The book from which this false indulgence falls is Cummings’s The Enormous Room, about which I’m posting this week. Appearing in 1922 (as the notice in the 11 February 1922 issue of The Publisher’s Weekly confirms), the book isn’t read enough, however prized it is by some of our better younger writers. Consider one of the allegedly “extrinsic observations” that unfolds in Cummings’s narrative, a portrait of a person with whom the author was held in confinement in France, and to whom Cummings refers as the little Machine-Fixer:

The little Machine-Fixer (le petit bonhomme avec le bras cassé as he
styled himself, referring to his little paralysed left arm) was so
perfectly different that I must let you see him next. He was slightly
taller than Garibaldi, about of a size with Monsieur Auguste. He and
Monsieur Auguste together were a fine sight, a sight which made me feel
that I came of a race of giants. I am afraid it was more or less as
giants that B. and I pitied the Machine-Fixer–still this was not really
our fault, since the Machine-Fixer came to us with his troubles much as a
very minute and helpless child comes to a very large and omnipotent one.
And God knows we did not only pity him, we liked him–and if we could in
some often ridiculous manner assist the Machine-Fixer I think we nearly
always did. The assistance to which I refer was wholly spiritual; since
the minute Machine-Fixer’s colossal self-pride eliminated any possibility
of material assistance. What we did, about every other night, was to
entertain him (as we entertained our other friends) chez nous; that is
to say, he would come up late every evening or every other evening, after
his day’s toil–for he worked as co-sweeper with Garibaldi and he was a
tremendous worker; never have I seen a man who took his work so seriously
and made so much of it–to sit, with great care and very respectfully,
upon one or the other of our beds at the upper end of The Enormous Room,
and smoke a black small pipe, talking excitedly and strenuously and
fiercely about La Misère and himself and ourselves, often crying a
little but very bitterly, and from time to time striking matches with a
short angry gesture on the sole of his big, almost square boot. His
little, abrupt, conscientious, relentless, difficult self lived always in
a single dimension–the somewhat beautiful dimension of Sorrow.
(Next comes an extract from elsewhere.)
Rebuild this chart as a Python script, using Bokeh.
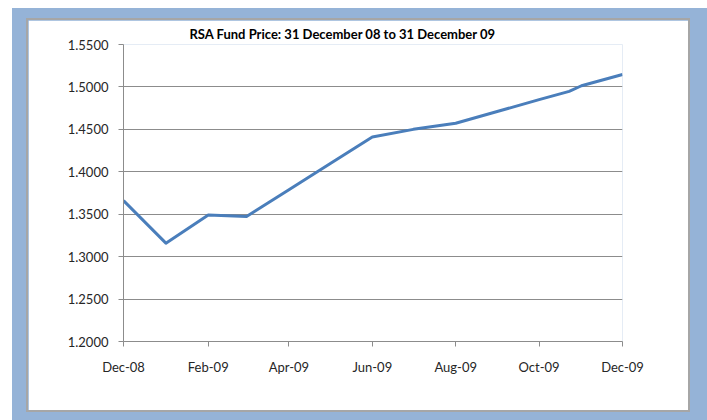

He was a
Belgian, and one of two Belgians in whom I have ever felt the least or
slightest interest; for the Machine-Fixer might have been a Polak or an
Idol or an Esquimo so far as his nationality affected his soul. By and
large, that was the trouble–the Machine-Fixer had a soul.

Cummings produces portrait after portrait of his fellow confinees in the titular enormous room where all of them are, at length, detained. Elaboration builds on elaboration. It’s not unlike, in structure, how Saul Bellow would build a description of a person piece upon piece, although Bellow was more specific in his vision than Cummings could or would be. Cummings’s shadings skitter from random externals (a boot, a pipe) back to statements less about the little Machine-Fixer than about Cummings himself–the portraiture is most often self-portraiture, as befits a book that is, ultimately, about presumption. I always finish The Enormous Room thinking I would have liked to detain Cummings, too.